▶ _RECORDS SUPPLIED_
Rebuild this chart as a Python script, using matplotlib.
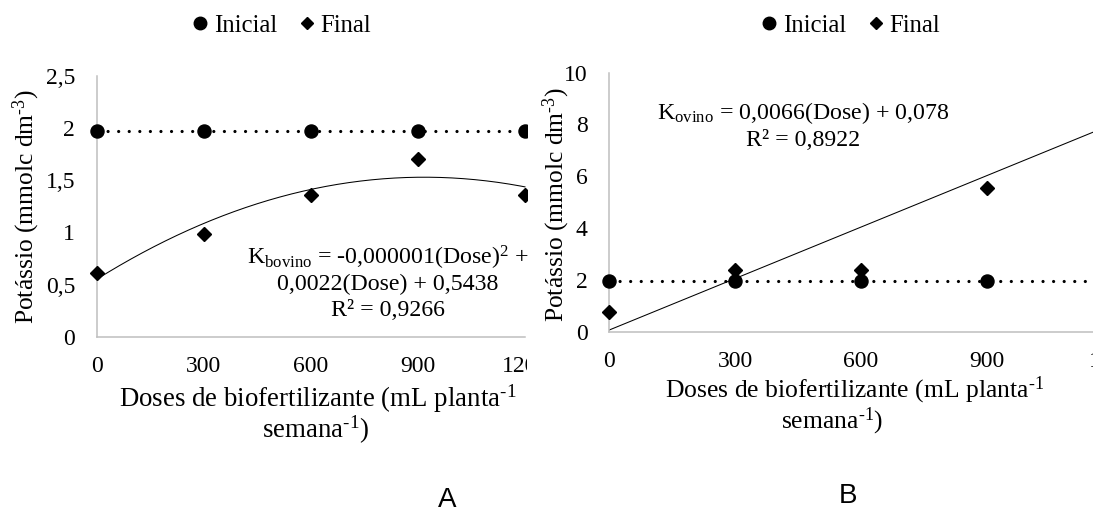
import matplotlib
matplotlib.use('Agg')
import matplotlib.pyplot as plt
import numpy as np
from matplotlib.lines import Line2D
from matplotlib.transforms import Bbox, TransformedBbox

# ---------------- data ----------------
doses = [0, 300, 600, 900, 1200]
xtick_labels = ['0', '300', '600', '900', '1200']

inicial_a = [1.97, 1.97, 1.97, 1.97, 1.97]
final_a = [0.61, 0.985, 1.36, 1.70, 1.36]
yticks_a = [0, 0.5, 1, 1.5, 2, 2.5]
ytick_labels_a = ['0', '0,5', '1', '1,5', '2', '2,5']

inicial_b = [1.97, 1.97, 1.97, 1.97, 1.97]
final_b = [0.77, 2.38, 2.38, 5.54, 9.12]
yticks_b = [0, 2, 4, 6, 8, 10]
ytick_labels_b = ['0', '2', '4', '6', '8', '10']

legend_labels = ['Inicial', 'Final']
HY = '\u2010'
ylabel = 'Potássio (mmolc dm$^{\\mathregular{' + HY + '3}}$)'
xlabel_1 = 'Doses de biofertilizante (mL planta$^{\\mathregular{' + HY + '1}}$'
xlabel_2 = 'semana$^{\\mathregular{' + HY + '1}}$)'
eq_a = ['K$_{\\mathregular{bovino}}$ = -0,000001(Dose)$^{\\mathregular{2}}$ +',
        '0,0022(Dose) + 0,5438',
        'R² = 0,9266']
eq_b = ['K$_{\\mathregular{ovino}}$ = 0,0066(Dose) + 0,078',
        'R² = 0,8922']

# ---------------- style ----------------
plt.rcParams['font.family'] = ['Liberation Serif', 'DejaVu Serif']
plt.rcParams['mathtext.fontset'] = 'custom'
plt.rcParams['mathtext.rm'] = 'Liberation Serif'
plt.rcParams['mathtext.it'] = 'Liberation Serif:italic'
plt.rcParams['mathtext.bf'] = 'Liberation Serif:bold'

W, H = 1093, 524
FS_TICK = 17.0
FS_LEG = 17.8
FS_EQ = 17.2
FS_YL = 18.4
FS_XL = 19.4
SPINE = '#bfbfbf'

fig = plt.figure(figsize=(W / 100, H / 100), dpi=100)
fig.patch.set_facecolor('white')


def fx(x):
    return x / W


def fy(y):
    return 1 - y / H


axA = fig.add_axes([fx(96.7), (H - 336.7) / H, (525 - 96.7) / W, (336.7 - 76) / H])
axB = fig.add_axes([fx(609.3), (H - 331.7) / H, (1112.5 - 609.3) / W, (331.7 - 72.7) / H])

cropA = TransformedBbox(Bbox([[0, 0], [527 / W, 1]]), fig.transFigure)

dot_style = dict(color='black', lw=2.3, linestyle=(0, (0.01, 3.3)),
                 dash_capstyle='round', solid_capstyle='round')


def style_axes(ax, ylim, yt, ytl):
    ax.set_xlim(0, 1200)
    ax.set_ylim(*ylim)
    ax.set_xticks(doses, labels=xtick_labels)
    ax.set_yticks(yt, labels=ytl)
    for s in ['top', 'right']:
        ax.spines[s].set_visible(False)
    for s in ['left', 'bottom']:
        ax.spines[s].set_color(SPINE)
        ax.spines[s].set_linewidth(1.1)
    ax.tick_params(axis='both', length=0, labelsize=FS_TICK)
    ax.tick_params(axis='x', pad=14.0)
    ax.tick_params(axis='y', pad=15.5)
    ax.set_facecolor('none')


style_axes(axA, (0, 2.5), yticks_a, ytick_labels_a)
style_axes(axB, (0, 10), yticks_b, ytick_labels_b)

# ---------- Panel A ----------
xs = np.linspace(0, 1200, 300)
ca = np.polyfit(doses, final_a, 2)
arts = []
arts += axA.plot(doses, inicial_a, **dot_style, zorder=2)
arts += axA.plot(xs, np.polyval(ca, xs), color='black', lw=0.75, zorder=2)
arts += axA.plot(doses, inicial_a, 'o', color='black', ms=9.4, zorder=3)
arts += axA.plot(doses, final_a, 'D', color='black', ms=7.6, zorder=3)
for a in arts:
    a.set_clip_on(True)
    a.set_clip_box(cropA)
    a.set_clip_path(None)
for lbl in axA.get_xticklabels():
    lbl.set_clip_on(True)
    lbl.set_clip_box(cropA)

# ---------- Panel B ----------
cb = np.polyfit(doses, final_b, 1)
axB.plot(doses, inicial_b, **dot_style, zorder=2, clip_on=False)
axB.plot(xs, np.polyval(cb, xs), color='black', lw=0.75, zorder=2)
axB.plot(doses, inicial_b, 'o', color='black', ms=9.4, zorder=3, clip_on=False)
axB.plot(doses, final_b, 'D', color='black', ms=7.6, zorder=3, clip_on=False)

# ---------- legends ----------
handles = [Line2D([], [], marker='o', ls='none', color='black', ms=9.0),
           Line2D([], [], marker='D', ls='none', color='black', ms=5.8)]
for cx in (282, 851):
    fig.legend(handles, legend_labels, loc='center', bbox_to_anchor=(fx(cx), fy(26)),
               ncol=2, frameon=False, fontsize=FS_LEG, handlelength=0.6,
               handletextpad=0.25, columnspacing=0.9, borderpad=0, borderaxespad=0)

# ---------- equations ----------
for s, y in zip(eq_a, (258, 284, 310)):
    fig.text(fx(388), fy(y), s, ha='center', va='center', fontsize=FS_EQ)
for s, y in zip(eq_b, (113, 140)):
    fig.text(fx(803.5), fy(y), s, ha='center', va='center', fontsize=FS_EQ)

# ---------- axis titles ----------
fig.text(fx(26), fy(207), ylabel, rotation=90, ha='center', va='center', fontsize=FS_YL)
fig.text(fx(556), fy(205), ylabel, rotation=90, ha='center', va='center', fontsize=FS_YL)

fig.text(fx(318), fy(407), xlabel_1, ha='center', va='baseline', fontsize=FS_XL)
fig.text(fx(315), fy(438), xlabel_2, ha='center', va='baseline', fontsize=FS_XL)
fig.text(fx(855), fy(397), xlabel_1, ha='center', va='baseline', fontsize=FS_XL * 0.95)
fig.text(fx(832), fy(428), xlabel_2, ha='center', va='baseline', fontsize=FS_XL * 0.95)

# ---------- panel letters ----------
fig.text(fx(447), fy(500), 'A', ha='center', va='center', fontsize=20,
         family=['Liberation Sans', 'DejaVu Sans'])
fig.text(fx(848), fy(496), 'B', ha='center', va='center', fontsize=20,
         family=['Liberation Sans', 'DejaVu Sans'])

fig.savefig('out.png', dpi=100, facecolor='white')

* * *

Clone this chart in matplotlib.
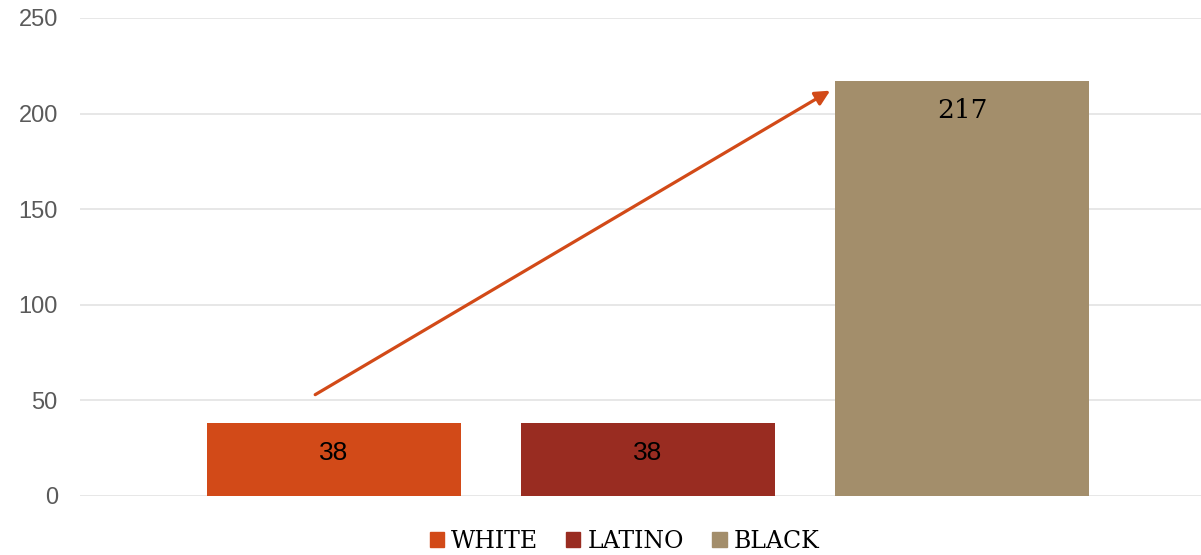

▶ _AIM OF THE TASK_
From the line with "Rebuild this chart" to the line with "ytick_labels_b = ['0', '2', '4', '6', '8', '10']", set down those lines word for word and only those, counting both ends. Pictures stay out of the copy.

▶ _SOLUTION_
Rebuild this chart as a Python script, using matplotlib.
import matplotlib
matplotlib.use('Agg')
import matplotlib.pyplot as plt
import numpy as np
from matplotlib.lines import Line2D
from matplotlib.transforms import Bbox, TransformedBbox

# ---------------- data ----------------
doses = [0, 300, 600, 900, 1200]
xtick_labels = ['0', '300', '600', '900', '1200']

inicial_a = [1.97, 1.97, 1.97, 1.97, 1.97]
final_a = [0.61, 0.985, 1.36, 1.70, 1.36]
yticks_a = [0, 0.5, 1, 1.5, 2, 2.5]
ytick_labels_a = ['0', '0,5', '1', '1,5', '2', '2,5']

inicial_b = [1.97, 1.97, 1.97, 1.97, 1.97]
final_b = [0.77, 2.38, 2.38, 5.54, 9.12]
yticks_b = [0, 2, 4, 6, 8, 10]
ytick_labels_b = ['0', '2', '4', '6', '8', '10']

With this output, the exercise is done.